Well it wasn't long before I realized something wasn't right, I hit Ellwood City as planned, but I soon realized that my checkpoints were not appearing. I did not know it at the time but Mike and I deduced later that the winds aloft had swung from being nearly from the west when I called the briefer and did my planning, to north-north east. Where I was holding a bearing of 300, my aircraft was heading more like 270 due to a lack of proper wind correction. I did get a little panicky particularly because I knew I was flying close to Pittsburgh International class Bravo airspace. I dialed in the Akron VOR and much to my surprise it was telling me to fly a much more northerly heading that I expected. This did not sit well with me as I had still not thought I was so far south of my plotted course. I was about to turn around not wanting to continue further without finding a recognizable landmark when I just happened to look straight down, and lo and behold, out of sheer luck, I was directly over Youngstown Elser airport (4G4) and one of my checkpoints! I immediately course corrected and dialed in my 300 radial on the ACO VOR and then, seeing how the needle was moving away I finally realized something was up with the wind. I course corrected and held the VOR heading and eventually overflew the VOR (my first TO-FROM flip experience) and then headed the last 7 miles up to 29G.

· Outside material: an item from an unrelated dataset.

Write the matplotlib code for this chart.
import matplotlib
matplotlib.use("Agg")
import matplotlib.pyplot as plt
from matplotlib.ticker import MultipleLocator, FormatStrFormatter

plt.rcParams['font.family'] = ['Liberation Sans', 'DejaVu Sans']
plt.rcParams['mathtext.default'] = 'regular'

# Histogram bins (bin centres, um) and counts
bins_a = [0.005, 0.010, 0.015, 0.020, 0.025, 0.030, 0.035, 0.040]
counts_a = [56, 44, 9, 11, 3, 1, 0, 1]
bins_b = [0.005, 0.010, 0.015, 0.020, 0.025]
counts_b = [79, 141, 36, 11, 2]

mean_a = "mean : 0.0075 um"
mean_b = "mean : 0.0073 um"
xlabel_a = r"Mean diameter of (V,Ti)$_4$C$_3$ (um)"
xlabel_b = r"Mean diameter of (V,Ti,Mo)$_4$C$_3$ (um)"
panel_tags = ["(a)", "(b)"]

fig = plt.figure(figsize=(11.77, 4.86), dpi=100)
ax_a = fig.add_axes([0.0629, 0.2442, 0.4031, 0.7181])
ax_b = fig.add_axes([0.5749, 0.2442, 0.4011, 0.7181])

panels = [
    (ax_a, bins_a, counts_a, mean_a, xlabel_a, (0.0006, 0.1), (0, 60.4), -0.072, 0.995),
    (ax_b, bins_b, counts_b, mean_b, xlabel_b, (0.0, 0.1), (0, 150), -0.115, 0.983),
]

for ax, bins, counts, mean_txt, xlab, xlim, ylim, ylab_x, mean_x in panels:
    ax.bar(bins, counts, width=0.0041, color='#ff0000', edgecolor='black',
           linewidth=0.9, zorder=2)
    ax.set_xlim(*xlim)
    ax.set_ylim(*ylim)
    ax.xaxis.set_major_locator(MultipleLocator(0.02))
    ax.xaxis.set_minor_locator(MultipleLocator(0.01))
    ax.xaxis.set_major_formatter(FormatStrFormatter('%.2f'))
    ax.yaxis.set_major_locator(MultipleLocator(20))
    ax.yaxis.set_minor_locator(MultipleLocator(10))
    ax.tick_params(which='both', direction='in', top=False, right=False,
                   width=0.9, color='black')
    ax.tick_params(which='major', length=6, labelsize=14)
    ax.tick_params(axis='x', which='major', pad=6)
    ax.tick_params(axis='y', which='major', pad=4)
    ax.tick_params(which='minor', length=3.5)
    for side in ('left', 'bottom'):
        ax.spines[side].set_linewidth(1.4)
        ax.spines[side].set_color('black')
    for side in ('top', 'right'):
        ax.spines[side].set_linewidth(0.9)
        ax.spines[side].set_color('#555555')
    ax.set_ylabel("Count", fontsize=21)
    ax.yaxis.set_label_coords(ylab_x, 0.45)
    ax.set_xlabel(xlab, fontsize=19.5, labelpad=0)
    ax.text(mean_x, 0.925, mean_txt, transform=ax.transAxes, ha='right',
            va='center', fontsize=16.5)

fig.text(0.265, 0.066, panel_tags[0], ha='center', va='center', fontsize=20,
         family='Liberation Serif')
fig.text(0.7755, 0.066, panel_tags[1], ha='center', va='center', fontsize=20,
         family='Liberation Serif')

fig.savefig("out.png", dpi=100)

The airport was deserted and the runway in need of repair, but I swung the plane around after landing and navigated back home much more confidently using the landmarks and ded reckoning primarily with the VOR for backup. I would say all-in-all it was a great experience not to have the GPS on board as it showed me 1) how important it is to stay on your checkpoints and 2) I do have the capability to fly a fairly minimally equipped airplane X-country. I would recommend that every student perform their cross countries, at least one of them, with a heading change and ditch the GPS!

Sunday, January 13, 2008

First Solo X-Country

Courtesy of Skyvector.comJust had my first solo cross-country, and while everything went very smoothly and to plan, it was an incredibly exhilarating experience to fly by oneself to another airport and return safely back home. My instructor and I chose Port Meadville (GKJ) as it is almost a direct north heading and you can practically follow Route 79 all of the way from Zelienople to GKJ. The weather was a balmy 37 degrees F with virtually no wind to speak of but a rather low ceiling around 2,500 to 3,000 feet AGL.

I got to the airport around 9AM performed a very thorough preflight, called in for a briefing and calculated my wind correction angle and heading from the winds aloft the briefer gave me. I pulled the plane out and went through the checklists which always do a good job of smoothing out the butterflies. Before I knew if I was calling my departure and enjoying the great lift the cold air provided. The trip was rather uneventful and I was able to hit my checkpoints within 10-30 seconds or so. I also shot some radials from a few VORs to double check but with 79 off to my right, it was pretty easy to feel comfortable with the navigation.

Approaching Port Meadville, I left the view of 79 and followed Route 19 which according to the map would take me straight to GKJ. The airport is actually hidden from view from the south by a ridge but faith in the map proved to serve me well and the airport popped into view on time. I had check the ATIS, there was no local traffic announcing a runway so I chose runway 25 and announced my intentions. Downwind for 25 at GKJ is interesting in that you basically are heading into a mountainside and then parallel that on base right over Route 79, pretty cool. The landing was relatively decent and soon I was taxing back for the takeoff.

The trip back was just as uneventful as before and I played the "what-if-my-engine-were-to-quit-now" game a fair amount. Soon Lake Moraine was in view, I announced on the PJC frequency that I was landing and Mike chirped on his handheld to check in on me, he was there getting ready for a lesson with another student. After landing, filling up and shutdown, I joined Mike for a debrief and a taco at the local Mexican restaurant right on the airport. I wasn't able to dally long as I was scheduled to join the CEO of BitArmor and the wives for a little R&R at the Pitt-Seton Hall hoops game. A pretty darn good way to spend a Saturday!